──────── DATA EXTRACT ────────
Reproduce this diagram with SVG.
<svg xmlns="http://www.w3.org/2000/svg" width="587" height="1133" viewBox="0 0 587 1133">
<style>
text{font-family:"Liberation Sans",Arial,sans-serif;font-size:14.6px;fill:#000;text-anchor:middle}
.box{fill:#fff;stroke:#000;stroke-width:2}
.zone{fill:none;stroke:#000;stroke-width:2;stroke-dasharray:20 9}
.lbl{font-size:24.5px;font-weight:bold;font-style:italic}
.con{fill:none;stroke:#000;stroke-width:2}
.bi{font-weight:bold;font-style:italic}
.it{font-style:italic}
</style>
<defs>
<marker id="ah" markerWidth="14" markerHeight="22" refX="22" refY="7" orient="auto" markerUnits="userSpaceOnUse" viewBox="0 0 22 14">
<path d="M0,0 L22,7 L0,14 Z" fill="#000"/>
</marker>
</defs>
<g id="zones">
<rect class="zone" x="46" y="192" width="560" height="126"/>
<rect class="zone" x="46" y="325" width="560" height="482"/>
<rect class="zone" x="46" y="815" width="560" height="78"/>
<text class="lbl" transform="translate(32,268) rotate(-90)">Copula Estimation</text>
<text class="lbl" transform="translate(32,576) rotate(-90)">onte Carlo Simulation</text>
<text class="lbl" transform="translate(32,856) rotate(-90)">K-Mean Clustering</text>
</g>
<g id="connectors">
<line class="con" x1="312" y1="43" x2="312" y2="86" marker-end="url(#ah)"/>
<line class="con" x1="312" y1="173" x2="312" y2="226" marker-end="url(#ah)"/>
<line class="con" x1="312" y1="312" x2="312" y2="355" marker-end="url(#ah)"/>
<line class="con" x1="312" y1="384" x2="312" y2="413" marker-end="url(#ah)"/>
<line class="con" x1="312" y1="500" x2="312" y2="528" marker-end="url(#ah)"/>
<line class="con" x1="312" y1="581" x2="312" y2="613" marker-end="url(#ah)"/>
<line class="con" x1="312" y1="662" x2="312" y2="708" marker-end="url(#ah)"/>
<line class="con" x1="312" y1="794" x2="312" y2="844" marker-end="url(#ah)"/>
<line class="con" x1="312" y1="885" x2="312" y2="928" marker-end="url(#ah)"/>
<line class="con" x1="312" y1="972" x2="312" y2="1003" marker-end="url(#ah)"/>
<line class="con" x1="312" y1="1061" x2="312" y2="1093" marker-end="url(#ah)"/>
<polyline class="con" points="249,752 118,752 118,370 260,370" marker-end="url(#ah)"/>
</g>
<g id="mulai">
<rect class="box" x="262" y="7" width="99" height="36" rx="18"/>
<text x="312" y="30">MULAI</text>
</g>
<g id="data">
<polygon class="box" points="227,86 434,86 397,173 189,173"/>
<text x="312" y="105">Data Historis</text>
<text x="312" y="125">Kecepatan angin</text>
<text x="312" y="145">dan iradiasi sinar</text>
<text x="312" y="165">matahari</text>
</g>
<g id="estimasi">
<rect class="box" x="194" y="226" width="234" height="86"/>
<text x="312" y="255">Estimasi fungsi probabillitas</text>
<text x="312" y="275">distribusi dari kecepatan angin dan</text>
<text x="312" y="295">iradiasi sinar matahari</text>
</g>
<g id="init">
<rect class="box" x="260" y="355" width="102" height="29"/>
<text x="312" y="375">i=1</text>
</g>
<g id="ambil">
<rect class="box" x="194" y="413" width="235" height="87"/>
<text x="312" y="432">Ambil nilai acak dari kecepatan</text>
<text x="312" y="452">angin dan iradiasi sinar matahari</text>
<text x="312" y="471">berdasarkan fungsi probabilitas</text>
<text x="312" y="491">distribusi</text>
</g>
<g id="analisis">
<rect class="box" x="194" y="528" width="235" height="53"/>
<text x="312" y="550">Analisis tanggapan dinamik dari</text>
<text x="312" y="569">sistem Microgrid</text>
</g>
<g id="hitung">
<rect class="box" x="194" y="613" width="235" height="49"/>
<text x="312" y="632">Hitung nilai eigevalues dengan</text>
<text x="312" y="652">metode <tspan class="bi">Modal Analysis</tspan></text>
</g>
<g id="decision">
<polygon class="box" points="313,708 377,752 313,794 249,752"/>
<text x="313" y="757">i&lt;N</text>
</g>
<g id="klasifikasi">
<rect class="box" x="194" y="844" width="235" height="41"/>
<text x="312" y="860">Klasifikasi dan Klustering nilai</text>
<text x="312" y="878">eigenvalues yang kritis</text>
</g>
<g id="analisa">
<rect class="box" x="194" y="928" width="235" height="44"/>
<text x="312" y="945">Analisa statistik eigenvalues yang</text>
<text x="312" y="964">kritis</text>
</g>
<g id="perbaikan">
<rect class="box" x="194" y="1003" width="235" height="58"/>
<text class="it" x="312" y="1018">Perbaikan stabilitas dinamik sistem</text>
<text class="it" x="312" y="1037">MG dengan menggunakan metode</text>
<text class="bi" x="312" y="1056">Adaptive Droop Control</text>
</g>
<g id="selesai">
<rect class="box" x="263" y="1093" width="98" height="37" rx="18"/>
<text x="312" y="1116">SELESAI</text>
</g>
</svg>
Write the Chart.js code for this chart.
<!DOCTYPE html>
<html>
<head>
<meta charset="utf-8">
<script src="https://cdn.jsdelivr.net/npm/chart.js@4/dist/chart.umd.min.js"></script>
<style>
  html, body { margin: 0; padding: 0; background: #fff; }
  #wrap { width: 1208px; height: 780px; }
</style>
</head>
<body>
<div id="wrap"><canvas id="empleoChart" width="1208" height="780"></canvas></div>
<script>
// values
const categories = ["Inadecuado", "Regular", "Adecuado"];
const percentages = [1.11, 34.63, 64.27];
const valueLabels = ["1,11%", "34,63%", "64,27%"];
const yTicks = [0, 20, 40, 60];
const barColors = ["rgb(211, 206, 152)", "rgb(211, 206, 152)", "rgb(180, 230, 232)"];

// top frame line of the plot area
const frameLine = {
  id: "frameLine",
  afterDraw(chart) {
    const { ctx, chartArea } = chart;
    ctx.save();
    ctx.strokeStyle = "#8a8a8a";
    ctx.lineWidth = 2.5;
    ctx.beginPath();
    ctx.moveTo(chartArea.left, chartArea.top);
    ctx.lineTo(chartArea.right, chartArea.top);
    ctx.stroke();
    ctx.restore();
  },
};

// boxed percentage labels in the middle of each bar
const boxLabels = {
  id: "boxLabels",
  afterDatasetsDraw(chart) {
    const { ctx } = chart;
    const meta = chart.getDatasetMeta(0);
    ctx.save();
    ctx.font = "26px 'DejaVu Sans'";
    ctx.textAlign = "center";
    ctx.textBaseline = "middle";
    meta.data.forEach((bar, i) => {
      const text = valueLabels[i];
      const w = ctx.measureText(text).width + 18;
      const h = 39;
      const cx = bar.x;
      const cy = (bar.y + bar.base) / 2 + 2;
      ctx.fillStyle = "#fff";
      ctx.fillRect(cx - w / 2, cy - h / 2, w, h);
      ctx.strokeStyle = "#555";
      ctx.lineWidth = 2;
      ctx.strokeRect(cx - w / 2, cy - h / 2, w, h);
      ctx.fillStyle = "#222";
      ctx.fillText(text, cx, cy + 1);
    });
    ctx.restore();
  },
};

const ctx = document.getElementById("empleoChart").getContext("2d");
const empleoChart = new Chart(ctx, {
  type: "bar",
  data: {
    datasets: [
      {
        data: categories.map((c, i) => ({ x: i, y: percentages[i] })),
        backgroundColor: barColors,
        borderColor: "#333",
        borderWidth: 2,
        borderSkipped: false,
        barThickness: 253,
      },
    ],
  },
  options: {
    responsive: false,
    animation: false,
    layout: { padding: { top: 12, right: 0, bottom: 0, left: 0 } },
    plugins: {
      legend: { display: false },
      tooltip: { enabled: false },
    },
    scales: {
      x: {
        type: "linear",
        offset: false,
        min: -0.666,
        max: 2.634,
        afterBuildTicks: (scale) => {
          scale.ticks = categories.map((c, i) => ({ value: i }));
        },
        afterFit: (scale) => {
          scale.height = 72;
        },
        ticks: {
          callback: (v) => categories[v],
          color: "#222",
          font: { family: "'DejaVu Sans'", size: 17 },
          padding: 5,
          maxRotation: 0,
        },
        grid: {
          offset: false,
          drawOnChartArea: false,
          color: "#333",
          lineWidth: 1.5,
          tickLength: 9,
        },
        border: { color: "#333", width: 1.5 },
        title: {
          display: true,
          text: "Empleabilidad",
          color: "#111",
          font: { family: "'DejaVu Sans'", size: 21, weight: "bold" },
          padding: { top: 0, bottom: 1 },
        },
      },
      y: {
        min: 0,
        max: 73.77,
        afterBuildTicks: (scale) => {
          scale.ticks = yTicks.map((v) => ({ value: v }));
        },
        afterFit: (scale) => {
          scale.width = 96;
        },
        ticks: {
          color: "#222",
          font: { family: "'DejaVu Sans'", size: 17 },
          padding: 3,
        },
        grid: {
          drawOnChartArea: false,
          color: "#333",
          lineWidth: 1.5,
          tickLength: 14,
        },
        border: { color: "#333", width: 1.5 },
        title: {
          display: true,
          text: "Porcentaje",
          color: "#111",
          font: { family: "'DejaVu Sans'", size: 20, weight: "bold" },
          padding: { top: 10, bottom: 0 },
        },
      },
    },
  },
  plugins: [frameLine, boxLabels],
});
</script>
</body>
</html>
────────
*DIRECTIONS*. Copy out every line of the material above that mentions the word "this".

*ANSWER*.
Reproduce this diagram with SVG.
Write the Chart.js code for this chart.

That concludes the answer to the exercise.